Futaura commented 2 years ago

Have now got AmiSSL v5 compiled with OpenSSL 3.0.0, whilst retaining the old library jump table offsets for backwards compatibility. Preliminary testing shows that IBrowse 2.5 is working fine with it, despite still being compiled for AmiSSL v4. This is currently all with one single massive library interface on OS4 (obviously, more work to do for OS3, as above).

Most deprecated functions that are no longer available in OpenSSL 3.0 are actually replaced by macro definitions in the OpenSSL includes remapping to the new functions, as standard, So, apps built with the v5 SDK will use these macros directly, whilst those with the v4 SDK will use the existing library entry points, which works fine. So, far I have detected no major changes in API functions - it is mainly just a load of consts that have been added to some parameters. The only things that have been completely removed in OpenSSL 3.0 is the RAND_DRBG API functions, some FIPS and mem debug options (which would essentially be no-ops in AmiSSL v4 anyway). Need to check the public structures next, but I suspect there won't be an issue there due to most, if not all, being made opaque for OpenSSL 1.1.x.
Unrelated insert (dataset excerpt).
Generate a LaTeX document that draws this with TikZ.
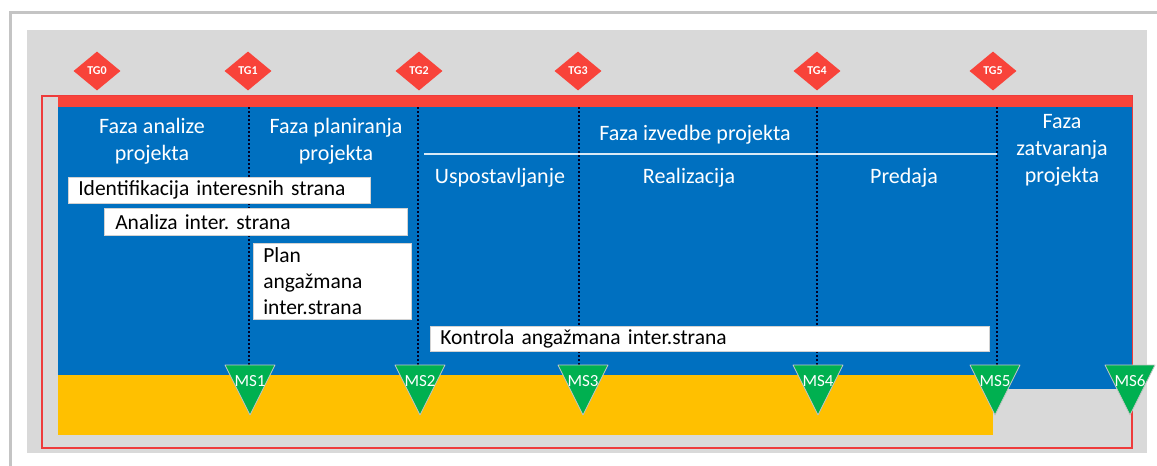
\documentclass[tikz,border=0pt]{standalone}
\usepackage{fontspec}
\setmainfont{Carlito}
\usetikzlibrary{shapes.geometric}
\frenchspacing
\definecolor{bgray}{HTML}{D9D9D9}
\definecolor{framegray}{HTML}{C4C4C4}
\definecolor{pblue}{HTML}{0070C0}
\definecolor{pyellow}{HTML}{FFC000}
\definecolor{pgreen}{HTML}{00B050}
\definecolor{pred}{HTML}{F8433A}
\definecolor{outred}{HTML}{EE3B3B}
\tikzset{
  phase/.style={text=white, font=\fontsize{22}{27}\selectfont, align=center, inner sep=0pt},
  wbox/.style={fill=white, draw=gray!35, line width=0.6pt, anchor=north west, inner ysep=0pt, align=left, font=\fontsize{21.5}{26}\selectfont, text=black},
  vline/.style={draw=black!85!blue, line width=2pt, dash pattern=on 2pt off 2pt},
  tgdia/.style={diamond, fill=pred, minimum width=47pt, minimum height=39pt, inner sep=0pt, text=white, font=\fontsize{12}{12}\bfseries\selectfont},
  mstext/.style={text=white, font=\fontsize{17}{17}\selectfont, inner sep=0pt, anchor=base},
  mstri/.style={fill=pgreen, draw=gray!45, line width=0.7pt, line join=round}
}
\newcommand\mstriangle[3]{%
  \path[mstri] ({#2-25},365) -- ({#2+25},365) -- (#2,415) -- cycle;
  \node[mstext] (#1) at (#2,386) {#3};}
\begin{document}
\begin{tikzpicture}[x=1pt,y=-1pt]
\useasboundingbox (0,0) rectangle (1157,466);
\fill[white] (0,0) rectangle (1157,466);
% outer frame
\draw[framegray, line width=3pt] (10,466) -- (10,12) -- (1157,12);
% gray panel
\fill[bgray] (27,30) rectangle (1147,453);
% red outline
\draw[outred, line width=1.5pt] (42,96) rectangle (1132,448);
% bars
\fill[pred] (58,96) rectangle (1132,107);
\fill[pblue] (58,107) rectangle (1132,389);
\fill[pyellow] (58,375) rectangle (993,435);
% execution header line
\coordinate (hl1) at (424,154);
\coordinate (hl2) at (997,154);
\draw[white!85!pblue, line width=1.5pt] (hl1) -- (hl2);
% dotted verticals
\foreach \i/\x in {1/249,2/418,3/579,4/817,5/997}{
  \coordinate (v\i a) at (\x,107);
  \coordinate (v\i b) at (\x,365);
  \draw[vline] (v\i a) -- (v\i b);
}
% phase labels
\node[phase] (p1) at (152,141.5) {Faza analize\\projekta};
\node[phase] (p2) at (336,141.5) {Faza planiranja\\projekta};
\node[phase, anchor=base] (p3) at (695,140) {Faza izvedbe projekta};
\node[phase, anchor=base] (p3a) at (500,183) {Uspostavljanje};
\node[phase, anchor=base] (p3b) at (689,183) {Realizacija};
\node[phase, anchor=base] (p3c) at (904,183) {Predaja};
\node[phase] (p4) at (1062,150) {Faza\\zatvaranja\\projekta};
% white activity boxes
\node[wbox, minimum width=302pt, minimum height=26pt, text width=282pt, inner xsep=10pt] (a1) at (68,177) {Identifikacija interesnih strana};
\node[wbox, minimum width=303pt, minimum height=27pt, text width=281pt, inner xsep=11pt] (a2) at (104,208) {Analiza inter. strana};
\node[wbox, minimum width=158pt, minimum height=76pt, text width=138pt, inner xsep=10pt] (a3) at (253,243) {Plan\\angažmana\\inter.strana};
\node[wbox, minimum width=559pt, minimum height=25pt, text width=539pt, inner xsep=10pt] (a4) at (430,326) {Kontrola angažmana inter.strana};
% milestones
\mstriangle{ms1}{250}{MS1}
\mstriangle{ms2}{420}{MS2}
\mstriangle{ms3}{583}{MS3}
\mstriangle{ms4}{818}{MS4}
\mstriangle{ms5}{995}{MS5}
\mstriangle{ms6}{1130}{MS6}
% tollgates
\node[tgdia] (tg0) at (97,71) {TG0};
\node[tgdia] (tg1) at (248,71) {TG1};
\node[tgdia] (tg2) at (419,71) {TG2};
\node[tgdia] (tg3) at (578,71) {TG3};
\node[tgdia] (tg4) at (817,71) {TG4};
\node[tgdia] (tg5) at (993,71) {TG5};
\end{tikzpicture}
\end{document}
I think this will be the way to go, to prevent all the apps needing to be recompiled (obviously, this approach was impossible between AmiSSL v3 and v4, due to the public structure referencing that was part of OpenSSL in AmiSSL v3).

Futaura commented 2 years ago

Recording my findings on the structures defined in the public OpenSSL headers - unfortunately, there are still quite a few and 9 have actually been modified:

Whilst some could easily be patched, the x509v3 and pkcs7 structures are much more tricky. So, looks like we will have to abandon blanket backwards compatibility to OpenSSL 1.1.x, but could still allow existing applications that specify FALSE for UsesOpenSSLStructs to use OpenSSL 3.0. Applications that specify this as TRUE will need recompiling with the new SDK.